例えば、「守るべき情報を保存した電子データに適切なアクセス制御をかけていますか?」という設問を作ったとします。設問では「守るべき情報」が何を指し、どのようなアクセス制御が「適切」なのか明確ではありません。
「個人情報を保存した電子データを、IDやパスワード、認証・監視機能を用いてアクセス制御していますか?」とすると、設問内容は明確です。誰もがすぐに理解できる言葉を適切に用いてください。
扱いやすいファイル形式で作成する
セキュリティチェックシートは、誰もが扱いやすいファイル形式で作成します。一般に利用されていないファイル形式やファイルの拡張子で作成すると、委託先がファイルを開けずに回答できないといったトラブルが起こりがちです。
使い慣れないファイル形式の場合、ファイルを開けたとしても、編集操作が分からずに迅速に回答できないという事態も想定できます。自社の都合ではなく、回答する委託先の負担を考慮し、一般的で扱いやすいファイル形式で作成することをおすすめします。
委託先の業務内容に応じたチェック項目にする
セキュリティチェックシートのチェック項目は、委託先の業務内容に応じて構成する必要があります。例えば、建設業と小売業では業務内容が大きく異なるため、同じチェック項目で構成すると、委託先にとってはピントはずれの設問に回答することになりかねません。
同じ小売業でも、ECサイトを運営している委託先と、運営していない委託先とでは必要となるセキュリティのレベルが異なります。ECサイトを運用していない委託先に、運営している委託先と同じチェック項目を依頼すれば、不要な負担が増えるのみです。
委託先の業務内容とセキュリティの重要度とを踏まえ、セキュリティチェックシートのチェック項目を用意することで、回答の負担を軽減できるでしょう。

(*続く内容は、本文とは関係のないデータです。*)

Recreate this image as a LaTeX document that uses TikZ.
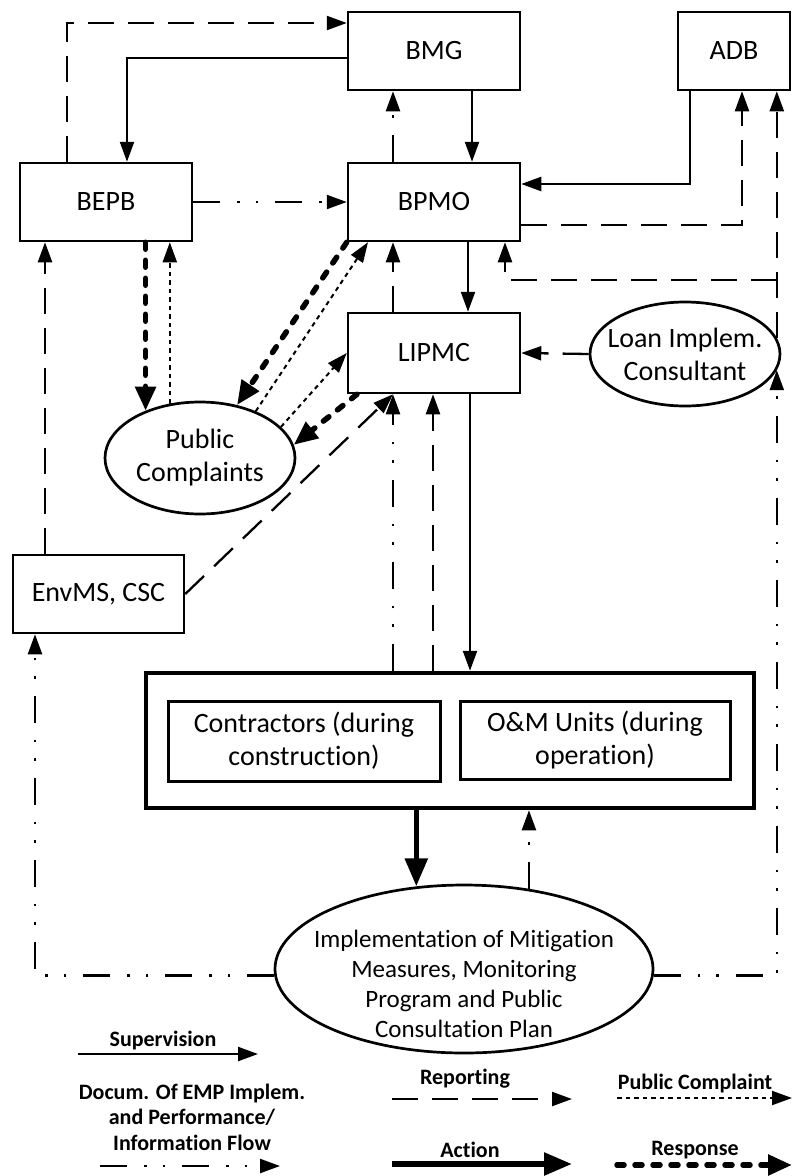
\documentclass[tikz,border=0pt]{standalone}
\usepackage{fontspec}
\setmainfont{Carlito}[Ligatures=NoCommon]
\usetikzlibrary{arrows.meta,shapes.geometric,calc}
\begin{document}
\begin{tikzpicture}[x=1pt,y=-1pt,
  box/.style={draw, line width=2.5pt, minimum width=172pt, minimum height=78pt, inner sep=0pt, font=\fontsize{28}{33}\selectfont, align=center},
  oval/.style={draw, ellipse, line width=2.7pt, inner sep=-40pt, font=\fontsize{28}{33}\selectfont, align=center},
  conn/.style={line width=2.3pt},
  sup/.style={conn, -{Triangle[length=20pt,width=14pt]}},
  rep/.style={conn, dash pattern=on 26pt off 14pt, -{Triangle[length=20pt,width=14pt]}},
  doc/.style={conn, dash pattern=on 27pt off 17pt on 2.5pt off 16pt on 2.5pt off 17pt, -{Triangle[length=20pt,width=14pt]}},
  comp/.style={line width=2pt, dash pattern=on 4.5pt off 4pt, -{Triangle[length=20pt,width=14pt]}},
  resp/.style={line width=5.5pt, line cap=round, dash pattern=on 7pt off 11pt, -{Triangle[length=24pt,width=20pt]}},
  act/.style={line width=5.5pt, -{Triangle[length=28pt,width=22pt]}},
  legtext/.style={font=\fontsize{22}{25.5}\selectfont\bfseries, inner sep=0pt, align=center}
]
\path[use as bounding box, fill=white] (0,0) rectangle (792,1176);

% nodes
\node[box] (bmg) at (434,51) {BMG};
\node[box, minimum width=112pt] (adb) at (734,51) {ADB};
\node[box] (bepb) at (106,202) {BEPB};
\node[box] (bpmo) at (434,202) {BPMO};
\node[box, minimum height=80pt] (lipmc) at (434,353) {LIPMC};
\node[oval, minimum width=190pt, minimum height=104pt] (loan) at (685,354) {Loan Implem.\\Consultant};
\node[oval, minimum width=190pt, minimum height=112pt] (pc) at (200,458) {Public\\Complaints};
\node[box, minimum width=171pt] (envms) at (98.5,594) {EnvMS, CSC};
\node[draw, line width=4.5pt, minimum width=608pt, minimum height=135pt, inner sep=0pt] (cont) at (450,740.5) {};
\node[box, line width=3pt, minimum width=272pt, minimum height=80pt] (contr) at (304,741) {Contractors (during\\construction)};
\node[box, line width=3pt, minimum width=270pt, minimum height=78pt] (om) at (595,740) {O\&M Units (during\\operation)};
\node[oval, minimum width=378pt, minimum height=168pt, font=\fontsize{25}{30}\selectfont] (impl) at (464,969) {\rule{0pt}{48pt}Implementation of Mitigation\\Measures, Monitoring\\Program and Public\\Consultation Plan};

% connectors
\draw[rep] ($(bepb.north)+(-39,0)$) |- ($(bmg.west)+(0,-28)$);
\draw[sup] ($(bmg.west)+(0,7)$) -| ($(bepb.north)+(21,0)$);
\draw[doc] (bepb.east) -- (bpmo.west);
\draw[doc] ($(bpmo.north)+(-41,0)$) -- ($(bmg.south)+(-41,0)$);
\draw[sup] ($(bmg.south)+(38,0)$) -- ($(bpmo.north)+(38,0)$);
\draw[sup] ($(adb.south)+(-44,0)$) |- ($(bpmo.east)+(0,-18)$);
\draw[rep] ($(bpmo.east)+(0,23)$) -| ($(adb.south)+(8,0)$);
\coordinate (j1) at ($(bpmo.south -| loan.10)+(0,38)$);
\draw[rep] (loan.10) -- (adb.south -| loan.10);
\draw[rep] (j1) -| ($(bpmo.south)+(71,0)$);
\draw[doc] (impl.-2.4) -| (loan.-10);
\draw[rep] (loan.west) -- (lipmc.east);
\draw[rep] ($(lipmc.north)+(-41,0)$) -- ($(bpmo.south)+(-41,0)$);
\draw[sup] ($(bpmo.south)+(34,0)$) -- ($(lipmc.north)+(34,0)$);
\draw[resp] (bepb.south -| pc.139) -- (pc.139);
\draw[comp] (pc.119.5) -- (bepb.south -| pc.119.5);
\draw[resp] (bpmo.south west) -- (pc.55);
\draw[comp] (pc.40) -- ($(bpmo.south)+(-66,0)$);
\draw[comp] (pc.21) -- (lipmc.west);
\draw[resp] ($(lipmc.south)+(-77,0)$) -- (pc.8);
\draw[rep] (envms.east) -- ($(lipmc.south)+(-41,0)$);
\draw[rep] ($(envms.north)+(-53.5,0)$) -- ($(bepb.south)+(-61,0)$);
\draw[doc] (impl.182.4) -| ($(envms.south)+(-63.5,0)$);
\draw[doc] ($(cont.north)+(-57,0)$) -- ($(lipmc.south)+(-41,0)$);
\draw[rep] ($(cont.north)+(-17,0)$) -- ($(lipmc.south)+(-1,0)$);
\draw[sup] ($(lipmc.south)+(36,0)$) -- ($(cont.north)+(20,0)$);
\draw[act] (cont.south -| impl.120.6) -- (impl.120.6);
\draw[doc] (impl.51) -- (cont.south -| impl.51);

% legend
\node[legtext, anchor=base] (lsup) at (163,1046) {Supervision};
\coordinate (s1) at (78,1054); \coordinate (s2) at (258,1054);
\draw[sup] (s1) -- (s2);
\node[legtext] (ldoc) at (192,1117) {Docum. Of EMP Implem.\\and Performance/\\Information Flow};
\coordinate (d1) at (100,1166); \coordinate (d2) at (280,1166);
\draw[doc] (d1) -- (d2);
\node[legtext, anchor=base] (lrep) at (465,1084) {Reporting};
\coordinate (r1) at (392,1099); \coordinate (r2) at (572,1099);
\draw[rep] (r1) -- (r2);
\node[legtext, anchor=base] (lcomp) at (695,1089) {Public Complaint};
\coordinate (c1) at (617,1098); \coordinate (c2) at (792,1098);
\draw[comp] (c1) -- (c2);
\node[legtext, anchor=base] (lact) at (470,1157) {Action};
\coordinate (a1) at (392,1164); \coordinate (a2) at (572,1164);
\draw[act] (a1) -- (a2);
\node[legtext, anchor=base] (lresp) at (695,1155) {Response};
\coordinate (e1) at (617,1165); \coordinate (e2) at (792,1165);
\draw[resp] (e1) -- (e2);
\end{tikzpicture}
\end{document}
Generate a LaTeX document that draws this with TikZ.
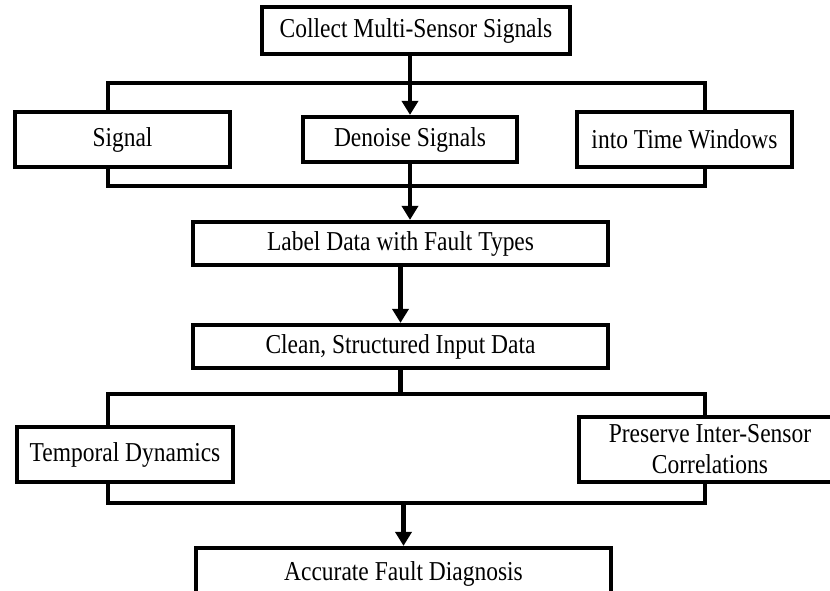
\documentclass[tikz,border=0pt]{standalone}
\usepackage{fontspec}
\setmainfont{Liberation Serif}[FakeStretch=0.86]
\usetikzlibrary{arrows.meta}
\begin{document}
\begin{tikzpicture}[x=1pt,y=-1pt,
  box/.style={draw=black,line width=4.2pt,fill=white,inner sep=0pt,
    align=center,font=\fontsize{27.3}{31}\selectfont},
  link/.style={line width=4.2pt},
  flow/.style={line width=4.2pt,-{Triangle[length=14pt,width=16pt]}}]
\useasboundingbox (0,0) rectangle (830,590);
\clip (0,0) rectangle (830,590);

% process boxes
\node[box,minimum width=308pt,minimum height=47pt] (collect) at (416,30.5) {Collect Multi-Sensor Signals};
\node[box,minimum width=215pt,minimum height=55pt] (signal) at (122.5,139.5) {Signal};
\node[box,minimum width=214pt,minimum height=45pt] (denoise) at (410,139.5) {Denoise Signals};
\node[box,minimum width=215pt,minimum height=55pt] (windows) at (684.5,139.5) {into Time Windows};
\node[box,minimum width=415pt,minimum height=43pt] (label) at (400.5,243.5) {Label Data with Fault Types};
\node[box,minimum width=415pt,minimum height=43pt] (clean) at (400.5,346.5) {Clean, Structured Input Data};
\node[box,minimum width=216pt,minimum height=55pt] (temporal) at (125,454.5) {Temporal Dynamics};
\node[box,minimum width=262pt,minimum height=65pt] (preserve) at (710,449.5) {Preserve Inter-Sensor\\Correlations};
\node[box,minimum width=415pt,minimum height=52pt] (accurate) at (403.5,574) {Accurate Fault Diagnosis};

% bracket corners
\coordinate (t1) at (108,83);
\coordinate (t2) at (705,83);
\coordinate (b1) at (108,186);
\coordinate (b2) at (705,186);
\coordinate (t3) at (108,394);
\coordinate (t4) at (705,394);
\coordinate (b3) at (108,503);
\coordinate (b4) at (705,503);

% brackets joining the parallel steps
\draw[link] (signal.north -| t1) -- (t1) -- (t2) -- (windows.north -| t2);
\draw[link] (signal.south -| b1) -- (b1) -- (b2) -- (windows.south -| b2);
\draw[link] (temporal.north -| t3) -- (t3) -- (t4) -- (preserve.north -| t4);
\draw[link] (temporal.south -| b3) -- (b3) -- (b4) -- (preserve.south -| b4);

% main flow
\draw[flow] (collect.south -| denoise.north) -- (denoise.north);
\draw[flow] (denoise.south) -- (label.north -| denoise.south);
\draw[flow] (label.south) -- (clean.north);
\coordinate (cb) at (clean.south);
\draw[link] (cb) -- (cb |- t3);
\draw[flow] (accurate.north |- b3) -- (accurate.north);
\end{tikzpicture}
\end{document}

セキュリティチェックシートの効率化にはクラウド活用も検討しよう
セキュリティチェックシートは、企業のセキュリティを守るための強力なツールです。SaaSなどのサービス導入時には、セキュリティ対策を事前に確認し、リスクを評価することが欠かせません。
しかし、フォーマットの非統一や業務内容に合わない設問が負担を増やすケースも見られます。これらの課題を克服するためには、標準化されたテンプレートの活用やクラウド技術の導入が有効です。効率的なセキュリティチェックシートの運用が、企業の安全性を一層高めるでしょう。